▸ WHAT IS NEEDED: Quote the whole listing word for word. Do not include the pictures.

▸ INFORMATION SHOWN:
* * *
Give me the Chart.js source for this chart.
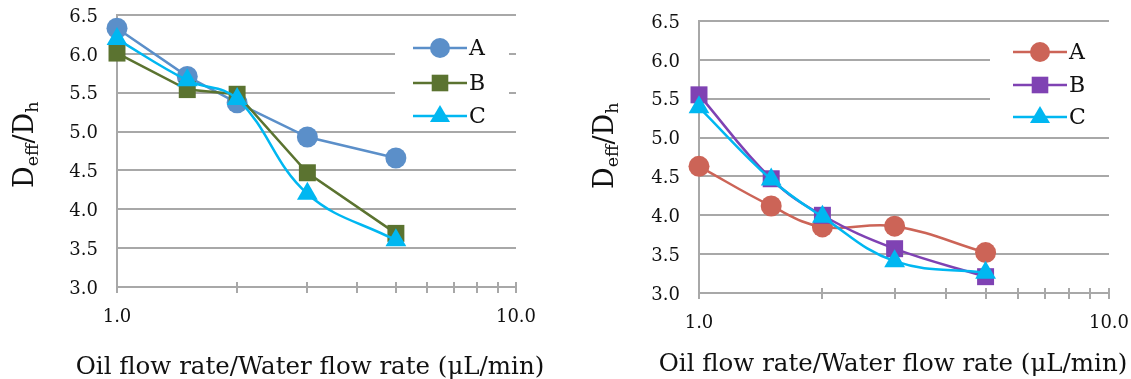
<!DOCTYPE html>
<html>
<head>
<meta charset="utf-8">
<script src="https://cdn.jsdelivr.net/npm/chart.js@4/dist/chart.umd.min.js"></script>
<style>
  body { margin: 0; background: #fff; }
  #wrap { position: relative; width: 1131px; height: 379px; overflow: hidden; font-family: "DejaVu Serif", serif; color: #111; }
  canvas { position: absolute; top: 0; }
  .xt { position: absolute; font-size: 24.5px; line-height: 1; white-space: nowrap; transform: translateX(-50%); }
  .yt { position: absolute; font-size: 27px; line-height: 1; white-space: nowrap; transform-origin: 0 0; transform: rotate(-90deg); }
  .yt sub { font-size: 65%; vertical-align: -0.3em; }
</style>
</head>
<body>
<div id="wrap">
  <canvas id="left" width="560" height="379" style="left:0"></canvas>
  <canvas id="right" width="566" height="379" style="left:565px"></canvas>
  <div class="xt" style="left:310px; top:354px">Oil flow rate/Water flow rate (μL/min)</div>
  <div class="xt" style="left:893px; top:351px">Oil flow rate/Water flow rate (μL/min)</div>
  <div class="yt" style="left:10px; top:188px">D<sub>eff</sub>/D<sub>h</sub></div>
  <div class="yt" style="left:590px; top:189px">D<sub>eff</sub>/D<sub>h</sub></div>
</div>
<script>
// flow rate ratios (x, log axis)
const flowRatio = [1, 1.5, 2, 3, 5];
const seriesNames = ['A', 'B', 'C'];

// left panel
const leftA = [6.33, 5.71, 5.37, 4.93, 4.66];
const leftB = [6.01, 5.54, 5.48, 4.47, 3.69];
const leftC = [6.19, 5.66, 5.42, 4.20, 3.60];

// right panel
const rightA = [4.63, 4.12, 3.85, 3.86, 3.52];
const rightB = [5.55, 4.47, 4.00, 3.57, 3.21];
const rightC = [5.39, 4.46, 3.98, 3.41, 3.26];

const xTicks = [1, 2, 3, 4, 5, 6, 7, 8, 9, 10];
const yTicks = [3.0, 3.5, 4.0, 4.5, 5.0, 5.5, 6.0, 6.5];

const gridColor = '#a8a8a8';
const tickFont = { family: 'DejaVu Serif', size: 18 };

function toPoints(ys) {
    return ys.map((y, i) => ({ x: flowRatio[i], y: y }));
}

function makeDataset(label, ys, color, style, radius, tension, order) {
    return {
        label: label,
        data: toPoints(ys),
        borderColor: color,
        backgroundColor: color,
        borderWidth: 2.5,
        pointStyle: style,
        pointRadius: radius,
        pointHoverRadius: radius,
        pointBorderWidth: 0,
        tension: tension,
        order: order,
        clip: false
    };
}

// own legend: white box over the grid, then line + marker + letter
function legendPlugin(cfg) {
    return {
        id: 'boxLegend',
        afterDraw(chart) {
            const ctx = chart.ctx;
            ctx.save();
            ctx.fillStyle = '#fff';
            ctx.fillRect(cfg.box[0], cfg.box[1], cfg.box[2], cfg.box[3]);
            chart.data.datasets.forEach((ds, i) => {
                const y = cfg.rows[i];
                ctx.strokeStyle = ds.borderColor;
                ctx.lineWidth = 2.5;
                ctx.beginPath();
                ctx.moveTo(cfg.x0, y);
                ctx.lineTo(cfg.x1, y);
                ctx.stroke();
                const mx = (cfg.x0 + cfg.x1) / 2;
                ctx.fillStyle = ds.backgroundColor;
                ctx.beginPath();
                if (ds.pointStyle === 'circle') {
                    ctx.arc(mx, y, 10, 0, Math.PI * 2);
                } else if (ds.pointStyle === 'rect') {
                    ctx.rect(mx - 8.3, y - 8.3, 16.6, 16.6);
                } else {
                    ctx.moveTo(mx, y - 11);
                    ctx.lineTo(mx + 10, y + 6);
                    ctx.lineTo(mx - 10, y + 6);
                    ctx.closePath();
                }
                ctx.fill();
                ctx.fillStyle = '#111';
                ctx.font = '22px "DejaVu Serif"';
                ctx.textBaseline = 'middle';
                ctx.textAlign = 'left';
                ctx.fillText(ds.label, cfg.x1 + 2, y + 1);
            });
            ctx.restore();
        }
    };
}

// small tick marks crossing the x axis at 1..10
const crossTicks = {
    id: 'crossTicks',
    afterDraw(chart) {
        const sx = chart.scales.x;
        const bottom = chart.chartArea.bottom;
        const ctx = chart.ctx;
        ctx.save();
        ctx.strokeStyle = gridColor;
        ctx.lineWidth = 2;
        sx.ticks.forEach(t => {
            const px = Math.round(sx.getPixelForValue(t.value));
            ctx.beginPath();
            ctx.moveTo(px, bottom - 5);
            ctx.lineTo(px, bottom + 6);
            ctx.stroke();
        });
        ctx.restore();
    }
};

function createChart(id, datasets, geom, legendCfg) {
    return new Chart(document.getElementById(id), {
        type: 'line',
        data: { datasets: datasets },
        options: {
            responsive: false,
            animation: false,
            devicePixelRatio: 1,
            layout: { autoPadding: false, padding: { left: 0, top: geom.top, right: geom.right, bottom: 0 } },
            plugins: { legend: { display: false }, tooltip: { enabled: false } },
            scales: {
                x: {
                    type: 'logarithmic',
                    min: 1,
                    max: 10,
                    afterBuildTicks: s => { s.ticks = xTicks.map(v => ({ value: v })); },
                    afterFit: s => { s.height = geom.xh; s.paddingLeft = 0; s.paddingRight = 0; },
                    grid: { display: false, drawTicks: false },
                    border: { display: true, color: gridColor, width: 2 },
                    ticks: {
                        autoSkip: false,
                        maxRotation: 0,
                        padding: 20,
                        color: '#111',
                        font: tickFont,
                        callback: v => (v === 1 || v === 10) ? v.toFixed(1) : ''
                    }
                },
                y: {
                    min: 3,
                    max: 6.5,
                    afterBuildTicks: s => { s.ticks = yTicks.map(v => ({ value: v })); },
                    afterFit: s => { s.width = geom.yw; s.paddingTop = 0; s.paddingBottom = 0; },
                    grid: { color: gridColor, lineWidth: 2, drawTicks: false },
                    border: { display: true, color: gridColor, width: 2 },
                    ticks: {
                        padding: 19,
                        labelOffset: 2,
                        color: '#111',
                        font: tickFont,
                        callback: v => Number(v).toFixed(1)
                    }
                }
            }
        },
        plugins: [crossTicks, legendPlugin(legendCfg)]
    });
}

createChart('left', [
    makeDataset(seriesNames[0], leftA, '#5b8fc9', 'circle', 10.5, 0, 3),
    makeDataset(seriesNames[1], leftB, '#5b7330', 'rect', 12, 0, 2),
    makeDataset(seriesNames[2], leftC, '#00b7f1', 'triangle', 12, 0.4, 1)
], { top: 15, right: 44, yw: 117, xh: 92 },
   { box: [395, 26, 114, 98], rows: [48, 83, 116], x0: 413, x1: 467 });

createChart('right', [
    makeDataset(seriesNames[0], rightA, '#cc6457', 'circle', 10.5, 0.4, 3),
    makeDataset(seriesNames[1], rightB, '#7f42b3', 'rect', 12, 0.4, 2),
    makeDataset(seriesNames[2], rightC, '#00b7f1', 'triangle', 12, 0.4, 1)
], { top: 21, right: 22, yw: 134, xh: 86 },
   { box: [425, 28, 141, 98], rows: [52, 85, 117], x0: 448, x1: 502 });
</script>
</body>
</html>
* * *
▸ RESULT:
Give me the Chart.js source for this chart.
<!DOCTYPE html>
<html>
<head>
<meta charset="utf-8">
<script src="https://cdn.jsdelivr.net/npm/chart.js@4/dist/chart.umd.min.js"></script>
<style>
  body { margin: 0; background: #fff; }
  #wrap { position: relative; width: 1131px; height: 379px; overflow: hidden; font-family: "DejaVu Serif", serif; color: #111; }
  canvas { position: absolute; top: 0; }
  .xt { position: absolute; font-size: 24.5px; line-height: 1; white-space: nowrap; transform: translateX(-50%); }
  .yt { position: absolute; font-size: 27px; line-height: 1; white-space: nowrap; transform-origin: 0 0; transform: rotate(-90deg); }
  .yt sub { font-size: 65%; vertical-align: -0.3em; }
</style>
</head>
<body>
<div id="wrap">
  <canvas id="left" width="560" height="379" style="left:0"></canvas>
  <canvas id="right" width="566" height="379" style="left:565px"></canvas>
  <div class="xt" style="left:310px; top:354px">Oil flow rate/Water flow rate (μL/min)</div>
  <div class="xt" style="left:893px; top:351px">Oil flow rate/Water flow rate (μL/min)</div>
  <div class="yt" style="left:10px; top:188px">D<sub>eff</sub>/D<sub>h</sub></div>
  <div class="yt" style="left:590px; top:189px">D<sub>eff</sub>/D<sub>h</sub></div>
</div>
<script>
// flow rate ratios (x, log axis)
const flowRatio = [1, 1.5, 2, 3, 5];
const seriesNames = ['A', 'B', 'C'];

// left panel
const leftA = [6.33, 5.71, 5.37, 4.93, 4.66];
const leftB = [6.01, 5.54, 5.48, 4.47, 3.69];
const leftC = [6.19, 5.66, 5.42, 4.20, 3.60];

// right panel
const rightA = [4.63, 4.12, 3.85, 3.86, 3.52];
const rightB = [5.55, 4.47, 4.00, 3.57, 3.21];
const rightC = [5.39, 4.46, 3.98, 3.41, 3.26];

const xTicks = [1, 2, 3, 4, 5, 6, 7, 8, 9, 10];
const yTicks = [3.0, 3.5, 4.0, 4.5, 5.0, 5.5, 6.0, 6.5];

const gridColor = '#a8a8a8';
const tickFont = { family: 'DejaVu Serif', size: 18 };

function toPoints(ys) {
    return ys.map((y, i) => ({ x: flowRatio[i], y: y }));
}

function makeDataset(label, ys, color, style, radius, tension, order) {
    return {
        label: label,
        data: toPoints(ys),
        borderColor: color,
        backgroundColor: color,
        borderWidth: 2.5,
        pointStyle: style,
        pointRadius: radius,
        pointHoverRadius: radius,
        pointBorderWidth: 0,
        tension: tension,
        order: order,
        clip: false
    };
}

// own legend: white box over the grid, then line + marker + letter
function legendPlugin(cfg) {
    return {
        id: 'boxLegend',
        afterDraw(chart) {
            const ctx = chart.ctx;
            ctx.save();
            ctx.fillStyle = '#fff';
            ctx.fillRect(cfg.box[0], cfg.box[1], cfg.box[2], cfg.box[3]);
            chart.data.datasets.forEach((ds, i) => {
                const y = cfg.rows[i];
                ctx.strokeStyle = ds.borderColor;
                ctx.lineWidth = 2.5;
                ctx.beginPath();
                ctx.moveTo(cfg.x0, y);
                ctx.lineTo(cfg.x1, y);
                ctx.stroke();
                const mx = (cfg.x0 + cfg.x1) / 2;
                ctx.fillStyle = ds.backgroundColor;
                ctx.beginPath();
                if (ds.pointStyle === 'circle') {
                    ctx.arc(mx, y, 10, 0, Math.PI * 2);
                } else if (ds.pointStyle === 'rect') {
                    ctx.rect(mx - 8.3, y - 8.3, 16.6, 16.6);
                } else {
                    ctx.moveTo(mx, y - 11);
                    ctx.lineTo(mx + 10, y + 6);
                    ctx.lineTo(mx - 10, y + 6);
                    ctx.closePath();
                }
                ctx.fill();
                ctx.fillStyle = '#111';
                ctx.font = '22px "DejaVu Serif"';
                ctx.textBaseline = 'middle';
                ctx.textAlign = 'left';
                ctx.fillText(ds.label, cfg.x1 + 2, y + 1);
            });
            ctx.restore();
        }
    };
}

// small tick marks crossing the x axis at 1..10
const crossTicks = {
    id: 'crossTicks',
    afterDraw(chart) {
        const sx = chart.scales.x;
        const bottom = chart.chartArea.bottom;
        const ctx = chart.ctx;
        ctx.save();
        ctx.strokeStyle = gridColor;
        ctx.lineWidth = 2;
        sx.ticks.forEach(t => {
            const px = Math.round(sx.getPixelForValue(t.value));
            ctx.beginPath();
            ctx.moveTo(px, bottom - 5);
            ctx.lineTo(px, bottom + 6);
            ctx.stroke();
        });
        ctx.restore();
    }
};

function createChart(id, datasets, geom, legendCfg) {
    return new Chart(document.getElementById(id), {
        type: 'line',
        data: { datasets: datasets },
        options: {
            responsive: false,
            animation: false,
            devicePixelRatio: 1,
            layout: { autoPadding: false, padding: { left: 0, top: geom.top, right: geom.right, bottom: 0 } },
            plugins: { legend: { display: false }, tooltip: { enabled: false } },
            scales: {
                x: {
                    type: 'logarithmic',
                    min: 1,
                    max: 10,
                    afterBuildTicks: s => { s.ticks = xTicks.map(v => ({ value: v })); },
                    afterFit: s => { s.height = geom.xh; s.paddingLeft = 0; s.paddingRight = 0; },
                    grid: { display: false, drawTicks: false },
                    border: { display: true, color: gridColor, width: 2 },
                    ticks: {
                        autoSkip: false,
                        maxRotation: 0,
                        padding: 20,
                        color: '#111',
                        font: tickFont,
                        callback: v => (v === 1 || v === 10) ? v.toFixed(1) : ''
                    }
                },
                y: {
                    min: 3,
                    max: 6.5,
                    afterBuildTicks: s => { s.ticks = yTicks.map(v => ({ value: v })); },
                    afterFit: s => { s.width = geom.yw; s.paddingTop = 0; s.paddingBottom = 0; },
                    grid: { color: gridColor, lineWidth: 2, drawTicks: false },
                    border: { display: true, color: gridColor, width: 2 },
                    ticks: {
                        padding: 19,
                        labelOffset: 2,
                        color: '#111',
                        font: tickFont,
                        callback: v => Number(v).toFixed(1)
                    }
                }
            }
        },
        plugins: [crossTicks, legendPlugin(legendCfg)]
    });
}

createChart('left', [
    makeDataset(seriesNames[0], leftA, '#5b8fc9', 'circle', 10.5, 0, 3),
    makeDataset(seriesNames[1], leftB, '#5b7330', 'rect', 12, 0, 2),
    makeDataset(seriesNames[2], leftC, '#00b7f1', 'triangle', 12, 0.4, 1)
], { top: 15, right: 44, yw: 117, xh: 92 },
   { box: [395, 26, 114, 98], rows: [48, 83, 116], x0: 413, x1: 467 });

createChart('right', [
    makeDataset(seriesNames[0], rightA, '#cc6457', 'circle', 10.5, 0.4, 3),
    makeDataset(seriesNames[1], rightB, '#7f42b3', 'rect', 12, 0.4, 2),
    makeDataset(seriesNames[2], rightC, '#00b7f1', 'triangle', 12, 0.4, 1)
], { top: 21, right: 22, yw: 134, xh: 86 },
   { box: [425, 28, 141, 98], rows: [52, 85, 117], x0: 448, x1: 502 });
</script>
</body>
</html>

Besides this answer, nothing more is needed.